Dataset section:
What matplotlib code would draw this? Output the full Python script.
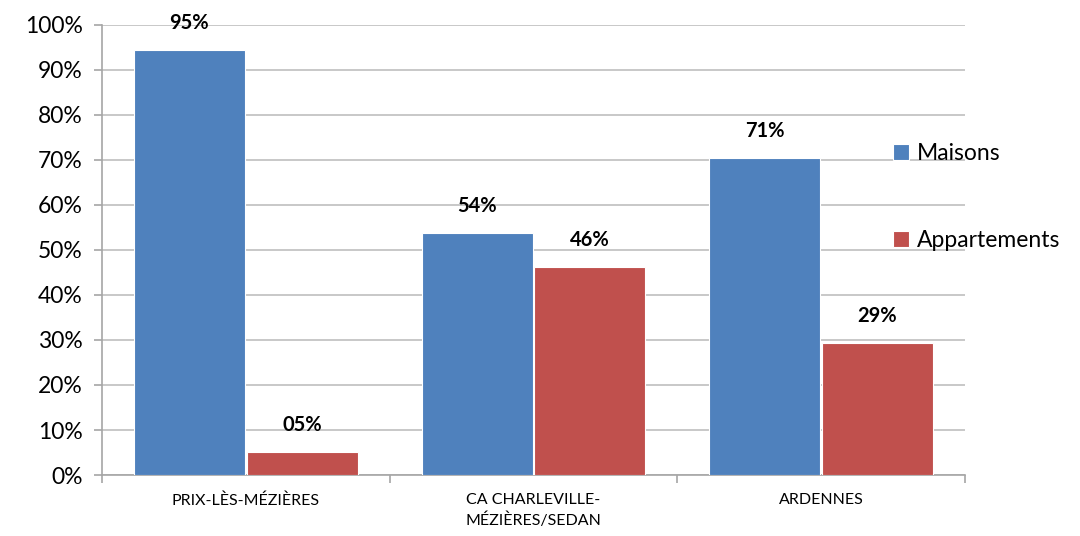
import matplotlib
matplotlib.use('Agg')
import matplotlib.pyplot as plt
import numpy as np

categories = ['PRIX-LÈS-MÉZIÈRES', 'CA CHARLEVILLE-\nMÉZIÈRES/SEDAN', 'ARDENNES']
maisons = [94.5, 53.8, 70.5]
appartements = [5.2, 46.2, 29.4]
maisons_labels = ['95%', '54%', '71%']
appartements_labels = ['05%', '46%', '29%']

plt.rcParams['font.family'] = ['Lato', 'DejaVu Sans']

fig = plt.figure(figsize=(10.8, 5.36), dpi=100)
ax = fig.add_axes([0.0944, 0.1138, 0.799, 0.8396])

x = np.arange(len(categories))
w = 0.386
b1 = ax.bar(x - w / 2 - 0.003, maisons, w, color='#4F81BD', edgecolor='white',
            linewidth=0.8, label='Maisons', zorder=3)
b2 = ax.bar(x + w / 2 + 0.003, appartements, w, color='#C0504D', edgecolor='white',
            linewidth=0.8, label='Appartements', zorder=3)

for bars, labels in ((b1, maisons_labels), (b2, appartements_labels)):
    for rect, lab in zip(bars, labels):
        ax.annotate(lab, (rect.get_x() + rect.get_width() / 2, rect.get_height()),
                    xytext=(0, 12), textcoords='offset points', ha='center',
                    va='bottom', fontsize=14.5, fontweight='bold', color='black',
                    zorder=4)

ax.set_xlim(-0.5, 2.5)
ax.set_ylim(0, 100)
ax.set_yticks(range(0, 101, 10))
ax.set_yticklabels([f'{v}%' for v in range(0, 101, 10)], fontsize=16.5)
ax.yaxis.grid(True, color='#BFBFBF', linewidth=1.2, zorder=0)
ax.set_axisbelow(True)

ax.set_xticks([-0.5, 0.5, 1.5, 2.5])
ax.set_xticklabels([])
ax.set_xticks(x, minor=True)
ax.set_xticklabels(categories, minor=True, fontsize=11.5, linespacing=1.4)
ax.tick_params(axis='x', which='minor', length=0, pad=13)
ax.tick_params(axis='x', which='major', length=6, width=1.2, color='#A6A6A6')
ax.tick_params(axis='y', length=6, width=1.2, color='#A6A6A6', pad=8)

for s in ('top', 'right'):
    ax.spines[s].set_visible(False)
for s in ('left', 'bottom'):
    ax.spines[s].set_color('#A6A6A6')
    ax.spines[s].set_linewidth(1.2)

fig.legend(loc='upper left', bbox_to_anchor=(0.808, 0.772), frameon=False,
           fontsize=16.5, handlelength=0.7, handleheight=0.7, handletextpad=0.35,
           labelspacing=2.9)

fig.savefig('out.png', dpi=100)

Your instructions: Copy all the lines of data exactly as they appear, dropping any images.

The reply:
What matplotlib code would draw this? Output the full Python script.
import matplotlib
matplotlib.use('Agg')
import matplotlib.pyplot as plt
import numpy as np

categories = ['PRIX-LÈS-MÉZIÈRES', 'CA CHARLEVILLE-\nMÉZIÈRES/SEDAN', 'ARDENNES']
maisons = [94.5, 53.8, 70.5]
appartements = [5.2, 46.2, 29.4]
maisons_labels = ['95%', '54%', '71%']
appartements_labels = ['05%', '46%', '29%']

plt.rcParams['font.family'] = ['Lato', 'DejaVu Sans']

fig = plt.figure(figsize=(10.8, 5.36), dpi=100)
ax = fig.add_axes([0.0944, 0.1138, 0.799, 0.8396])

x = np.arange(len(categories))
w = 0.386
b1 = ax.bar(x - w / 2 - 0.003, maisons, w, color='#4F81BD', edgecolor='white',
            linewidth=0.8, label='Maisons', zorder=3)
b2 = ax.bar(x + w / 2 + 0.003, appartements, w, color='#C0504D', edgecolor='white',
            linewidth=0.8, label='Appartements', zorder=3)

for bars, labels in ((b1, maisons_labels), (b2, appartements_labels)):
    for rect, lab in zip(bars, labels):
        ax.annotate(lab, (rect.get_x() + rect.get_width() / 2, rect.get_height()),
                    xytext=(0, 12), textcoords='offset points', ha='center',
                    va='bottom', fontsize=14.5, fontweight='bold', color='black',
                    zorder=4)

ax.set_xlim(-0.5, 2.5)
ax.set_ylim(0, 100)
ax.set_yticks(range(0, 101, 10))
ax.set_yticklabels([f'{v}%' for v in range(0, 101, 10)], fontsize=16.5)
ax.yaxis.grid(True, color='#BFBFBF', linewidth=1.2, zorder=0)
ax.set_axisbelow(True)

ax.set_xticks([-0.5, 0.5, 1.5, 2.5])
ax.set_xticklabels([])
ax.set_xticks(x, minor=True)
ax.set_xticklabels(categories, minor=True, fontsize=11.5, linespacing=1.4)
ax.tick_params(axis='x', which='minor', length=0, pad=13)
ax.tick_params(axis='x', which='major', length=6, width=1.2, color='#A6A6A6')
ax.tick_params(axis='y', length=6, width=1.2, color='#A6A6A6', pad=8)

for s in ('top', 'right'):
    ax.spines[s].set_visible(False)
for s in ('left', 'bottom'):
    ax.spines[s].set_color('#A6A6A6')
    ax.spines[s].set_linewidth(1.2)

fig.legend(loc='upper left', bbox_to_anchor=(0.808, 0.772), frameon=False,
           fontsize=16.5, handlelength=0.7, handleheight=0.7, handletextpad=0.35,
           labelspacing=2.9)

fig.savefig('out.png', dpi=100)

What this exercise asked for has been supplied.